Wherever the string "matplotlib" appears in the listing, copy that line.

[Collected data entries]

-*-*-

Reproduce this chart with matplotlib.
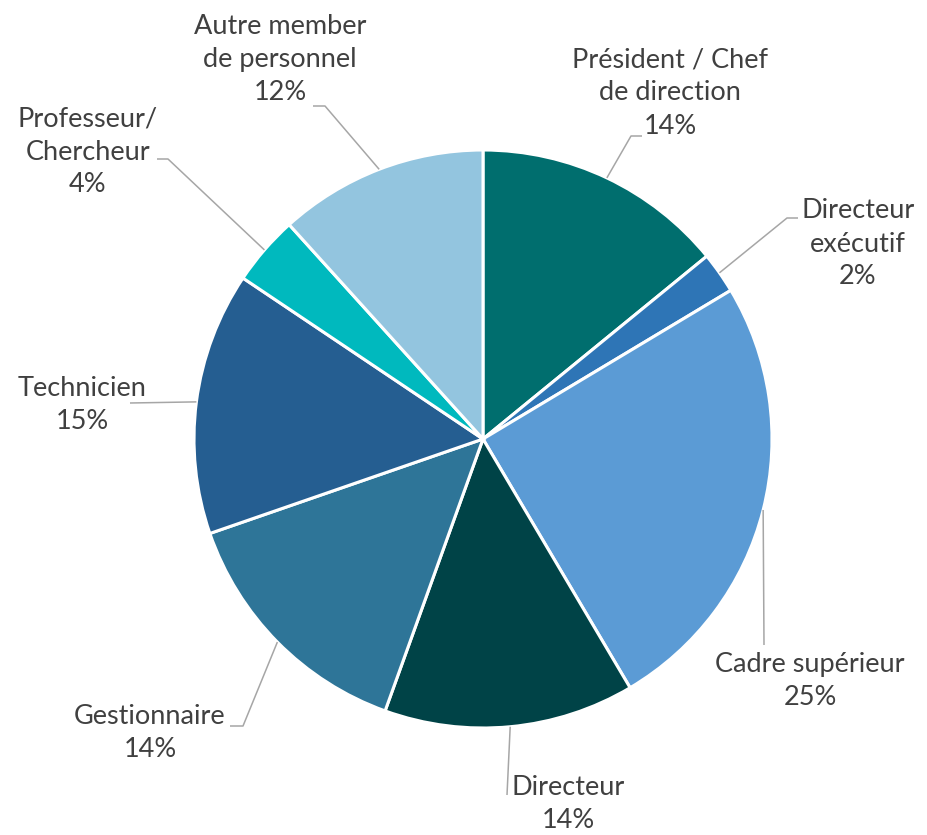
import numpy as np
import matplotlib
matplotlib.use("Agg")
import matplotlib.pyplot as plt

# données
categories = ["Président / Chef\nde direction", "Directeur\nexécutif", "Cadre supérieur",
              "Directeur", "Gestionnaire", "Technicien", "Professeur/\nChercheur",
              "Autre member\nde personnel"]
values = [14.1, 2.3, 25.1, 14.0, 14.2, 14.7, 3.9, 11.7]
colors = ["#006E6E", "#2E75B6", "#5B9BD5", "#004347", "#2E7598", "#255E91", "#00B9BE", "#93C5DF"]

# mise en page en pixels (centre et rayon du camembert)
W, H = 927, 835
cx, cy, r = 483, 439, 289

# centre du bloc de texte, puis coude et fin du trait de rappel (pixels)
label_pos = [(670, 93), (858, 244), (810, 681), (568, 804), (150, 733), (82, 405), (88, 152), (280, 59)]
leader_pts = [[(631, 136), (642, 136)],
              [(787, 218), (798, 218)],
              [(764, 645)],
              [(507, 795)],
              [(243, 726), (230, 726)],
              [(130, 403)],
              [(168, 159), (157, 159)],
              [(325, 106), (313, 106)]]


def px(x, y):
    return (x - cx) / r, (cy - y) / r


fig = plt.figure(figsize=(W / 100, H / 100), dpi=100)
ax = fig.add_axes([0, 0, 1, 1])

wedges, _ = ax.pie(values, colors=colors, startangle=90, counterclock=False,
                   wedgeprops=dict(edgecolor="white", linewidth=2.2))

ax.set_xlim(px(0, 0)[0], px(W, 0)[0])
ax.set_ylim(px(0, H)[1], px(0, 0)[1])
ax.axis("off")

total = sum(values)
for w, cat, v, pos, pts in zip(wedges, categories, values, label_pos, leader_pts):
    ang = np.deg2rad((w.theta1 + w.theta2) / 2)
    xs = [np.cos(ang)] + [px(*p)[0] for p in pts]
    ys = [np.sin(ang)] + [px(*p)[1] for p in pts]
    ax.plot(xs, ys, color="#A6A6A6", lw=1.1, solid_capstyle="butt")
    pct = round(v / total * 100)
    tx, ty = px(*pos)
    ax.text(tx, ty, f"{cat}\n{pct}%", ha="center", va="center", fontsize=19.5,
            family="Lato", color="#404040", linespacing=1.4)

fig.savefig("out.png", dpi=100)
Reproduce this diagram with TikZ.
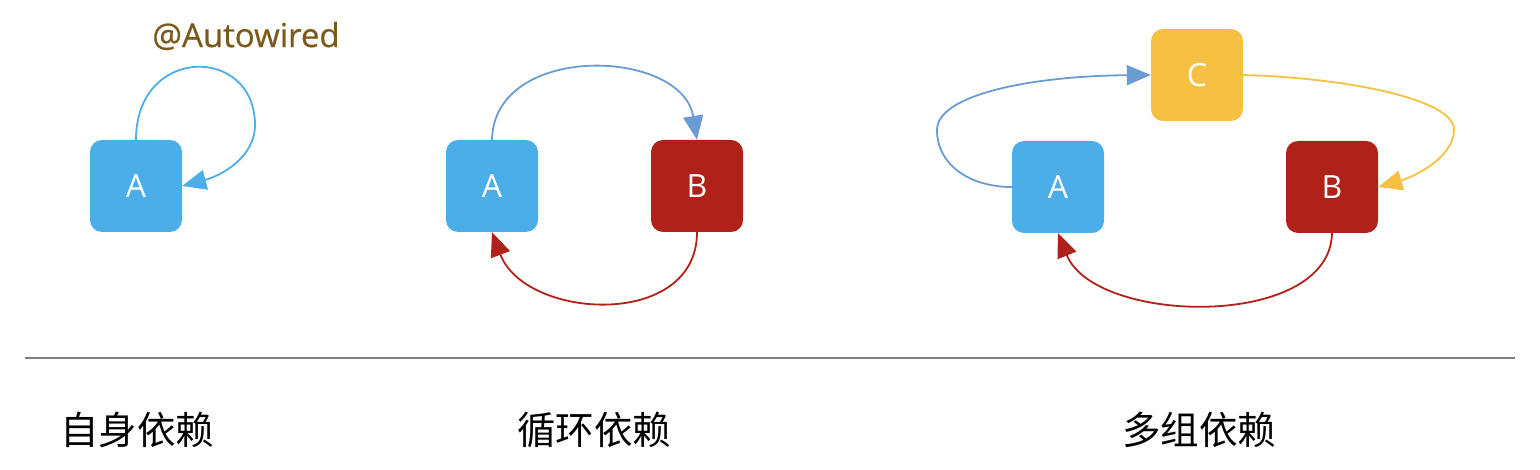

-*-*-

EXERCISE RESPONSE »
Reproduce this chart with matplotlib.
import matplotlib
matplotlib.use("Agg")
import matplotlib.pyplot as plt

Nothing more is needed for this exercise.